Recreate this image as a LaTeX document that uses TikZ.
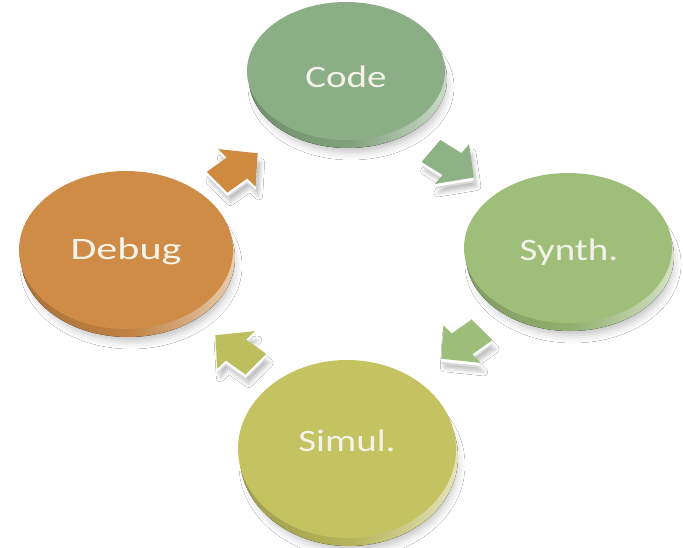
\documentclass[tikz,border=0pt]{standalone}
\usepackage{fontspec}
\setmainfont{Carlito}
\usetikzlibrary{shapes.geometric,shadows.blur}

\definecolor{codeface}{HTML}{8BAE86}
\definecolor{synthface}{HTML}{9EBE79}
\definecolor{simulface}{HTML}{C5C261}
\definecolor{debugface}{HTML}{CF8C46}
\definecolor{arrowA}{HTML}{CE8A3E}
\definecolor{arrowB}{HTML}{8EB285}
\definecolor{arrowC}{HTML}{9DBE78}
\definecolor{arrowD}{HTML}{BDBE5E}
\definecolor{labeltext}{HTML}{F3F3EA}

\tikzset{
  diskface/.style={ellipse, inner sep=0pt, draw=none},
  disklabel/.style={text=labeltext, font=\fontsize{39}{45}\selectfont, inner sep=0pt},
  softshadow/.style={blur shadow={shadow xshift=0pt, shadow yshift=0pt,
      shadow blur radius=#1, shadow opacity=25}},
}

% disk: name, cx, cy, rx, ry, face colour
\newcommand\drawdisk[6]{%
  \path[softshadow=8pt] (#2+5,#3+16) ellipse [x radius={(#4-4)*1pt}, y radius={(#5-4)*1pt}];
  \fill[left color=#6!82!black, right color=#6!45!white, middle color=#6!92!black]
    (#2+2,#3+8) ellipse [x radius=#4pt, y radius=#5pt];
  \node[diskface, fill=#6, minimum width={2*#4pt}, minimum height={2*#5pt}] (#1) at (#2,#3) {};
}

% block arrow: cx, cy, angle, colour
\newcommand\blockarrowpath{(-26,-16) -- (0,-16) -- (0,-29) -- (27,0) -- (0,29) -- (0,16) -- (-26,16) -- cycle}
\newcommand\drawblockarrow[4]{%
  \begin{scope}[shift={(#1+3,#2+9)}, yscale=0.85, rotate=#3]
    \path[softshadow=4pt] \blockarrowpath;
  \end{scope}
  \begin{scope}[shift={(#1,#2+5)}, yscale=0.85, rotate=#3]
    \fill[white!85!black] \blockarrowpath;
  \end{scope}
  \begin{scope}[shift={(#1,#2+3)}, yscale=0.85, rotate=#3]
    \fill[white] \blockarrowpath;
  \end{scope}
  \begin{scope}[shift={(#1,#2)}, yscale=0.85, rotate=#3]
    \fill[#4] \blockarrowpath;
  \end{scope}
}

\begin{document}
\begin{tikzpicture}[x=1pt, y=-1pt]
  \fill[white] (0,0) rectangle (683,548);
  \useasboundingbox (0,0) rectangle (683,548);

  % connecting block arrows
  \drawblockarrow{237}{168}{40}{arrowA}
  \drawblockarrow{452}{164}{-36}{arrowB}
  \drawblockarrow{462}{344}{-140}{arrowC}
  \drawblockarrow{236}{350}{140}{arrowD}

  % the four stage disks
  \drawdisk{code}{346}{71}{99}{69}{codeface}
  \drawdisk{synth}{568}{248}{104}{75}{synthface}
  \drawdisk{simul}{347}{449}{109}{89}{simulface}
  \drawdisk{debug}{126}{250}{107}{79}{debugface}

  % stage labels
  \node[disklabel] (codetxt)  at (346,77)  {\scalebox{1}[0.8]{Code}};
  \node[disklabel] (synthtxt) at (569,252) {\scalebox{1}[0.8]{Synth.}};
  \node[disklabel] (simultxt) at (347,441) {\scalebox{1}[0.8]{Simul.}};
  \node[disklabel] (debugtxt) at (126,251) {\scalebox{1.08}[0.8]{Debug}};
\end{tikzpicture}
\end{document}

**Instruction:**
Give every line back word for word and leave the pictures out.

**Response:**
Recreate this image as a LaTeX document that uses TikZ.
\documentclass[tikz,border=0pt]{standalone}
\usepackage{fontspec}
\setmainfont{Carlito}
\usetikzlibrary{shapes.geometric,shadows.blur}

\definecolor{codeface}{HTML}{8BAE86}
\definecolor{synthface}{HTML}{9EBE79}
\definecolor{simulface}{HTML}{C5C261}
\definecolor{debugface}{HTML}{CF8C46}
\definecolor{arrowA}{HTML}{CE8A3E}
\definecolor{arrowB}{HTML}{8EB285}
\definecolor{arrowC}{HTML}{9DBE78}
\definecolor{arrowD}{HTML}{BDBE5E}
\definecolor{labeltext}{HTML}{F3F3EA}

\tikzset{
  diskface/.style={ellipse, inner sep=0pt, draw=none},
  disklabel/.style={text=labeltext, font=\fontsize{39}{45}\selectfont, inner sep=0pt},
  softshadow/.style={blur shadow={shadow xshift=0pt, shadow yshift=0pt,
      shadow blur radius=#1, shadow opacity=25}},
}

% disk: name, cx, cy, rx, ry, face colour
\newcommand\drawdisk[6]{%
  \path[softshadow=8pt] (#2+5,#3+16) ellipse [x radius={(#4-4)*1pt}, y radius={(#5-4)*1pt}];
  \fill[left color=#6!82!black, right color=#6!45!white, middle color=#6!92!black]
    (#2+2,#3+8) ellipse [x radius=#4pt, y radius=#5pt];
  \node[diskface, fill=#6, minimum width={2*#4pt}, minimum height={2*#5pt}] (#1) at (#2,#3) {};
}

% block arrow: cx, cy, angle, colour
\newcommand\blockarrowpath{(-26,-16) -- (0,-16) -- (0,-29) -- (27,0) -- (0,29) -- (0,16) -- (-26,16) -- cycle}
\newcommand\drawblockarrow[4]{%
  \begin{scope}[shift={(#1+3,#2+9)}, yscale=0.85, rotate=#3]
    \path[softshadow=4pt] \blockarrowpath;
  \end{scope}
  \begin{scope}[shift={(#1,#2+5)}, yscale=0.85, rotate=#3]
    \fill[white!85!black] \blockarrowpath;
  \end{scope}
  \begin{scope}[shift={(#1,#2+3)}, yscale=0.85, rotate=#3]
    \fill[white] \blockarrowpath;
  \end{scope}
  \begin{scope}[shift={(#1,#2)}, yscale=0.85, rotate=#3]
    \fill[#4] \blockarrowpath;
  \end{scope}
}

\begin{document}
\begin{tikzpicture}[x=1pt, y=-1pt]
  \fill[white] (0,0) rectangle (683,548);
  \useasboundingbox (0,0) rectangle (683,548);

  % connecting block arrows
  \drawblockarrow{237}{168}{40}{arrowA}
  \drawblockarrow{452}{164}{-36}{arrowB}
  \drawblockarrow{462}{344}{-140}{arrowC}
  \drawblockarrow{236}{350}{140}{arrowD}

  % the four stage disks
  \drawdisk{code}{346}{71}{99}{69}{codeface}
  \drawdisk{synth}{568}{248}{104}{75}{synthface}
  \drawdisk{simul}{347}{449}{109}{89}{simulface}
  \drawdisk{debug}{126}{250}{107}{79}{debugface}

  % stage labels
  \node[disklabel] (codetxt)  at (346,77)  {\scalebox{1}[0.8]{Code}};
  \node[disklabel] (synthtxt) at (569,252) {\scalebox{1}[0.8]{Synth.}};
  \node[disklabel] (simultxt) at (347,441) {\scalebox{1}[0.8]{Simul.}};
  \node[disklabel] (debugtxt) at (126,251) {\scalebox{1.08}[0.8]{Debug}};
\end{tikzpicture}
\end{document}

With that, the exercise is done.